Stated exercise >> Print the lines that start the entries and continue through the one holding "mod_f = [165, 180, 150, 125, 120, 125, 150, 180, 165]", please, exactly and with the pictures omitted.

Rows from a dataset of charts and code
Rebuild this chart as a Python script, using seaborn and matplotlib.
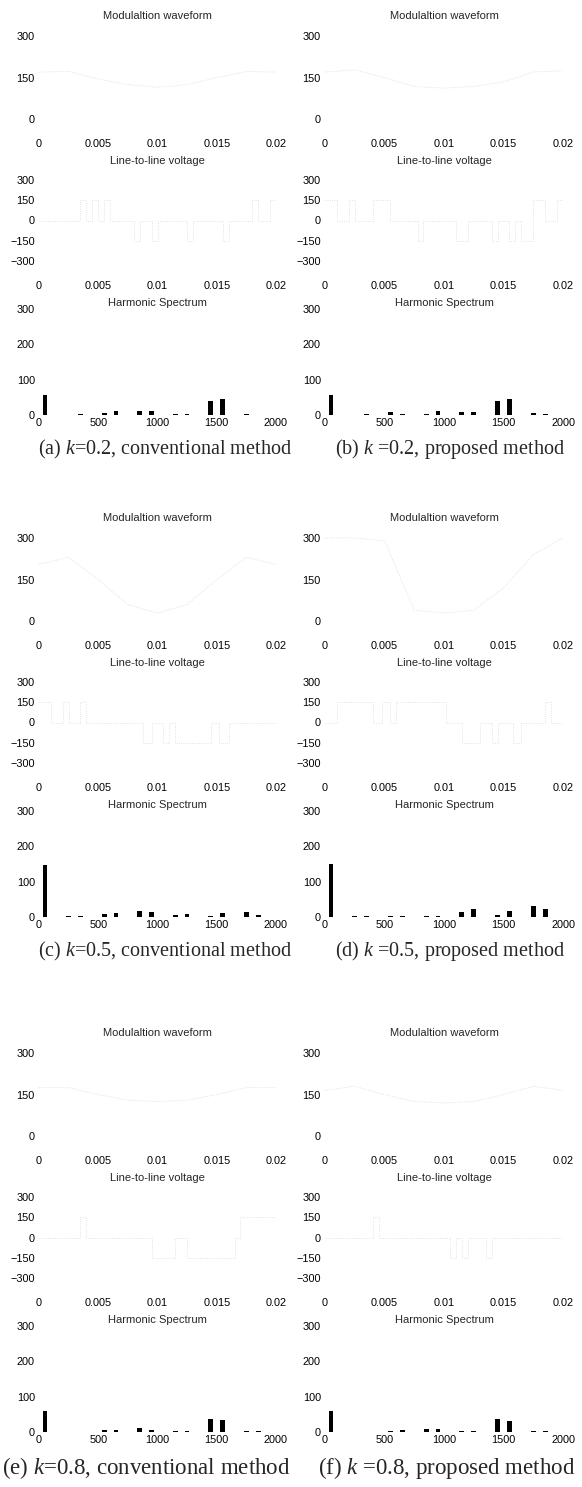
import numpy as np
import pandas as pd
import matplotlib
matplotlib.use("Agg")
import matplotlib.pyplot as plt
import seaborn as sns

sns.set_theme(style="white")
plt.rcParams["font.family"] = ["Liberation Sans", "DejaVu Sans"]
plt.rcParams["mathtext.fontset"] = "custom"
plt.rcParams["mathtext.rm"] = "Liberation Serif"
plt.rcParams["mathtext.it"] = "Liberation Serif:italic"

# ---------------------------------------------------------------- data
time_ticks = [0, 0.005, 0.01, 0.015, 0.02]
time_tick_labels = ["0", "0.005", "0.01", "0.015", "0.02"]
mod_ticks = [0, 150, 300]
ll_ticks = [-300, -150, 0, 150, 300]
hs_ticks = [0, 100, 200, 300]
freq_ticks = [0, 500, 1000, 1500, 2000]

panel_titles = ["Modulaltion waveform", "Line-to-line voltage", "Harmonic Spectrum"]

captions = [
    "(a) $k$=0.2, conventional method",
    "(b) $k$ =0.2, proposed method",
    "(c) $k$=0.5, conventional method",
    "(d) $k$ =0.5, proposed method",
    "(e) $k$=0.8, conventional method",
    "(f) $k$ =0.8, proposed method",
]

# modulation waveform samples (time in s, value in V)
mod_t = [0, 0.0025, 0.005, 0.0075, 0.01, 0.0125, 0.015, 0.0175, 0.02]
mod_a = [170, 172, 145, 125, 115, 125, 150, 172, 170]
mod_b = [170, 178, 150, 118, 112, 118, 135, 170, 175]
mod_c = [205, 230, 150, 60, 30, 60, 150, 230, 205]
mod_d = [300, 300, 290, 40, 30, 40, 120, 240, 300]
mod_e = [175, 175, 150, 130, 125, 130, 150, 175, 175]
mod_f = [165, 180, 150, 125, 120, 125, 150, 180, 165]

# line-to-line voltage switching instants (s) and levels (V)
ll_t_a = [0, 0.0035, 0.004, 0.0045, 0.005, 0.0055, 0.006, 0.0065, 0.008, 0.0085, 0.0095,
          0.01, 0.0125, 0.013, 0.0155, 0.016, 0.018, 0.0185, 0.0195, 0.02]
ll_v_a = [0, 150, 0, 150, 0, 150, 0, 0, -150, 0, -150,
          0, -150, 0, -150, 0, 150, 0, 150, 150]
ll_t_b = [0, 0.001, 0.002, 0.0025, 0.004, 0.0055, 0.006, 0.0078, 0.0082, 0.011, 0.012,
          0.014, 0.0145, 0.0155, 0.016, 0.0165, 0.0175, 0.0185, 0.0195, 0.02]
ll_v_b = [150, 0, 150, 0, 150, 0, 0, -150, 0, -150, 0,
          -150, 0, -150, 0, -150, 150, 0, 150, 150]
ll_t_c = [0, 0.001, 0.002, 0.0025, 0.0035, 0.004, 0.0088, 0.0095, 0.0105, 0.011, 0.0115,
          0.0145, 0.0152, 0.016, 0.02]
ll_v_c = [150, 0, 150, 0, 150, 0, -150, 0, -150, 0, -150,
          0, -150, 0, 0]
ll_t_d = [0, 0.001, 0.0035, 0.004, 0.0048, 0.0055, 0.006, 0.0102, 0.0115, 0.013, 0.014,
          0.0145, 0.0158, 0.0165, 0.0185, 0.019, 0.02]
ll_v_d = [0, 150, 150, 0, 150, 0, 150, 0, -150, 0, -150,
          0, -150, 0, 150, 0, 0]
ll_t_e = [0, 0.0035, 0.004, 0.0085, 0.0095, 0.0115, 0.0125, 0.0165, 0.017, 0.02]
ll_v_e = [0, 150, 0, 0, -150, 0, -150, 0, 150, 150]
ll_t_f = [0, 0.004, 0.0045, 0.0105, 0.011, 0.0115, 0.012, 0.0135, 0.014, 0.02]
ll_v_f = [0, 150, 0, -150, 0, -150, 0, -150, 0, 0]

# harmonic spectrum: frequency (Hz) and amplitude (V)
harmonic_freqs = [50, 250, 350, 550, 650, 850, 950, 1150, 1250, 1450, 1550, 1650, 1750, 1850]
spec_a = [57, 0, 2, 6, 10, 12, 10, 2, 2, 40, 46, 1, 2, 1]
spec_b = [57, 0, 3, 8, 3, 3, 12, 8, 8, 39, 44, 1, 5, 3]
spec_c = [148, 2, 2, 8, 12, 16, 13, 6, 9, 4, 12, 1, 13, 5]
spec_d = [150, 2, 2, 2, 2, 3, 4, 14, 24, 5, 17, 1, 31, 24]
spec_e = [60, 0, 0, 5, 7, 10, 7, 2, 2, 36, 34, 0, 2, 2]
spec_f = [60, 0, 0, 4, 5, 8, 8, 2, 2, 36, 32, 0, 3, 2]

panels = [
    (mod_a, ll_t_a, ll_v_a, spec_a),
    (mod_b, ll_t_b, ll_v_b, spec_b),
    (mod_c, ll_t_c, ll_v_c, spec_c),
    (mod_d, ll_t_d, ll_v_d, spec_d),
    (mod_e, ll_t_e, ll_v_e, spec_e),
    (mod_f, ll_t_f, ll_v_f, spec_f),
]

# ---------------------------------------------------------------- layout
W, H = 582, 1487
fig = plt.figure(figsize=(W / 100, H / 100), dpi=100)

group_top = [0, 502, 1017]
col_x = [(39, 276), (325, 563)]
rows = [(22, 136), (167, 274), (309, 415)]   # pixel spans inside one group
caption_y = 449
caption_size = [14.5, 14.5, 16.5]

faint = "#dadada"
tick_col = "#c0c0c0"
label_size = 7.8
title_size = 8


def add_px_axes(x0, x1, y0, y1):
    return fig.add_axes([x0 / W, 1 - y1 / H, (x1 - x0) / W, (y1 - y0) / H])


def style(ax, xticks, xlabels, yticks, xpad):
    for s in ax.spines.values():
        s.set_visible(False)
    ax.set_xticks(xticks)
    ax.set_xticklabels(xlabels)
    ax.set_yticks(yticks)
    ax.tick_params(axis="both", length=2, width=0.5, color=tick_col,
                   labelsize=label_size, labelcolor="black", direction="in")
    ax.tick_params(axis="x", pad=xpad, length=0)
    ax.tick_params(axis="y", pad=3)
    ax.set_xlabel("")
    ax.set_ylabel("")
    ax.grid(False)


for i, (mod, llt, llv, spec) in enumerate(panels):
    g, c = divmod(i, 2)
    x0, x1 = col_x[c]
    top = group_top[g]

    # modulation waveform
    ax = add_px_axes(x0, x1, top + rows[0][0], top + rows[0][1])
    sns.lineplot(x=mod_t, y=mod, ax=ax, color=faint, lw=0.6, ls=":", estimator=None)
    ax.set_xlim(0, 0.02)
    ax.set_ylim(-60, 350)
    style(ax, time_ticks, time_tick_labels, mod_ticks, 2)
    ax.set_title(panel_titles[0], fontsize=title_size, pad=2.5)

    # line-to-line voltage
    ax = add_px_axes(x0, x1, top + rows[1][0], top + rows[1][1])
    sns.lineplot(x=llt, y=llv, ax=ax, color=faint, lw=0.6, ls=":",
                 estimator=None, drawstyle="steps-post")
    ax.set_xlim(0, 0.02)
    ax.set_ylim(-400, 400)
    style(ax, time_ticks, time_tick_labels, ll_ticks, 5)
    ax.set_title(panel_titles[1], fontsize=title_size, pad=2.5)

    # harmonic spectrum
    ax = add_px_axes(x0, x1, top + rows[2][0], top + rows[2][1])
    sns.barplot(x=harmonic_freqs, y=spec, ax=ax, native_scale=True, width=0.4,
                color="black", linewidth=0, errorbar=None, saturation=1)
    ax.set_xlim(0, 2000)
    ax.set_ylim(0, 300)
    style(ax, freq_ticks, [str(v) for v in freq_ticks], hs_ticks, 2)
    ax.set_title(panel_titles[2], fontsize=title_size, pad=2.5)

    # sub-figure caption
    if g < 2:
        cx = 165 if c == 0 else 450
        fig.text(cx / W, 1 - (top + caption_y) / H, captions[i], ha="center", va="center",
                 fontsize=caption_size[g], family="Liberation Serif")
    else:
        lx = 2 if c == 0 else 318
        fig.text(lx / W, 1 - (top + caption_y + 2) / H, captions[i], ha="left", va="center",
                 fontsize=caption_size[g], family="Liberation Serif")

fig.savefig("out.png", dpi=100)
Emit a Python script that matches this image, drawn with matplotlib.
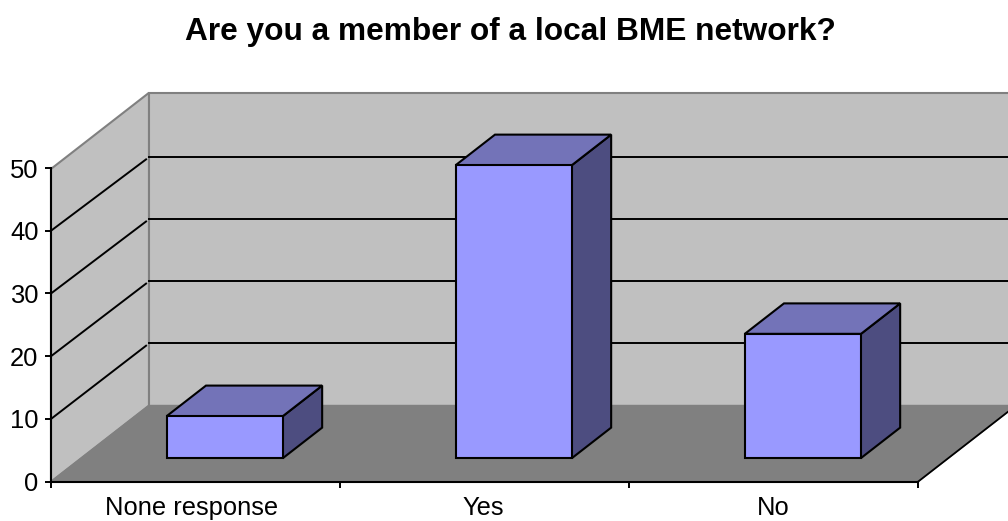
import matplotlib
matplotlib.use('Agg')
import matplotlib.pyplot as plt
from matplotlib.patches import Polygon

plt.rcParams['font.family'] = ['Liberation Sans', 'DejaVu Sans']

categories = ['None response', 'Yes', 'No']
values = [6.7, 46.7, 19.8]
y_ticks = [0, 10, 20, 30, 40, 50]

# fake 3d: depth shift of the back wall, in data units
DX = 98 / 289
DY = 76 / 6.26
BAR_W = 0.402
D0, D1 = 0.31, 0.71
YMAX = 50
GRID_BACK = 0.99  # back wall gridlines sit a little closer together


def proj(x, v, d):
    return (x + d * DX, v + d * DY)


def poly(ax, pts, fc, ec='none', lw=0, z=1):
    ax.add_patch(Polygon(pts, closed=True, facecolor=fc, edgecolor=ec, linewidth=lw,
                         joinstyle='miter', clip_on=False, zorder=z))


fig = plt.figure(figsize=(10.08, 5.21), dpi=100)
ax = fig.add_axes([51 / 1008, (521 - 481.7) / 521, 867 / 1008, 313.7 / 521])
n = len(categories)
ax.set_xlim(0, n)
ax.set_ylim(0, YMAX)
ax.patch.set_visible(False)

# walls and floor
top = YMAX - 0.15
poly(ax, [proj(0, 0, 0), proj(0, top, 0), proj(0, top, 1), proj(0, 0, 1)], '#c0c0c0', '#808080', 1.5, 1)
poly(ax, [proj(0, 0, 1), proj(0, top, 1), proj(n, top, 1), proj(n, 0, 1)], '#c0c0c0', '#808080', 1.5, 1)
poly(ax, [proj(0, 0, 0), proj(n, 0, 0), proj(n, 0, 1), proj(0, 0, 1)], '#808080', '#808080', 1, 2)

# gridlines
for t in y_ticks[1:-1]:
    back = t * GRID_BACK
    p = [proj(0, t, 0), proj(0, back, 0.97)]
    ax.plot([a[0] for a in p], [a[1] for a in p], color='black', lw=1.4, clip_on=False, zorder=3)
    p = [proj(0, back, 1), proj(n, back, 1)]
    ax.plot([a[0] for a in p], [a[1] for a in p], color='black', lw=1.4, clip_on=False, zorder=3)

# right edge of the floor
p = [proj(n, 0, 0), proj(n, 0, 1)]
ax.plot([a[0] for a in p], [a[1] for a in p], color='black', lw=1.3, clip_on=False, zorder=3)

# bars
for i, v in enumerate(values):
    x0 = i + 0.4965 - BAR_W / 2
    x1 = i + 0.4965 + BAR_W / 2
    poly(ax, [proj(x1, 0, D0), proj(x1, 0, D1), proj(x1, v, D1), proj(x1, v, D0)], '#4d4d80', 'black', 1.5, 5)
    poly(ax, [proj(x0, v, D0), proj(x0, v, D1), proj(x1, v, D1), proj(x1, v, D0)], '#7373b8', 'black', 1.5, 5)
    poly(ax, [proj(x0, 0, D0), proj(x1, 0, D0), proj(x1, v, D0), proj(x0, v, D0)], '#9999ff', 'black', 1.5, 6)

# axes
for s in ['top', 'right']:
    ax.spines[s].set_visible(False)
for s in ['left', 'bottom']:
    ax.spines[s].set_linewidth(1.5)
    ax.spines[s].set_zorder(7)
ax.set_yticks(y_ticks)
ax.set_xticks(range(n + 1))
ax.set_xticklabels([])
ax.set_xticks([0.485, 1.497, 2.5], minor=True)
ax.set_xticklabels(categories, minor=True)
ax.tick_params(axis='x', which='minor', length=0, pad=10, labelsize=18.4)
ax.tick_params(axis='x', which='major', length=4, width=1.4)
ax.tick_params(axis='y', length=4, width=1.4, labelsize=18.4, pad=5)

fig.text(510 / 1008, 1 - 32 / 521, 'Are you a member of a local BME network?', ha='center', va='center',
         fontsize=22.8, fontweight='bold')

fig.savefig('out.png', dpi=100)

Finished answer >>
Rebuild this chart as a Python script, using seaborn and matplotlib.
import numpy as np
import pandas as pd
import matplotlib
matplotlib.use("Agg")
import matplotlib.pyplot as plt
import seaborn as sns

sns.set_theme(style="white")
plt.rcParams["font.family"] = ["Liberation Sans", "DejaVu Sans"]
plt.rcParams["mathtext.fontset"] = "custom"
plt.rcParams["mathtext.rm"] = "Liberation Serif"
plt.rcParams["mathtext.it"] = "Liberation Serif:italic"

# ---------------------------------------------------------------- data
time_ticks = [0, 0.005, 0.01, 0.015, 0.02]
time_tick_labels = ["0", "0.005", "0.01", "0.015", "0.02"]
mod_ticks = [0, 150, 300]
ll_ticks = [-300, -150, 0, 150, 300]
hs_ticks = [0, 100, 200, 300]
freq_ticks = [0, 500, 1000, 1500, 2000]

panel_titles = ["Modulaltion waveform", "Line-to-line voltage", "Harmonic Spectrum"]

captions = [
    "(a) $k$=0.2, conventional method",
    "(b) $k$ =0.2, proposed method",
    "(c) $k$=0.5, conventional method",
    "(d) $k$ =0.5, proposed method",
    "(e) $k$=0.8, conventional method",
    "(f) $k$ =0.8, proposed method",
]

# modulation waveform samples (time in s, value in V)
mod_t = [0, 0.0025, 0.005, 0.0075, 0.01, 0.0125, 0.015, 0.0175, 0.02]
mod_a = [170, 172, 145, 125, 115, 125, 150, 172, 170]
mod_b = [170, 178, 150, 118, 112, 118, 135, 170, 175]
mod_c = [205, 230, 150, 60, 30, 60, 150, 230, 205]
mod_d = [300, 300, 290, 40, 30, 40, 120, 240, 300]
mod_e = [175, 175, 150, 130, 125, 130, 150, 175, 175]
mod_f = [165, 180, 150, 125, 120, 125, 150, 180, 165]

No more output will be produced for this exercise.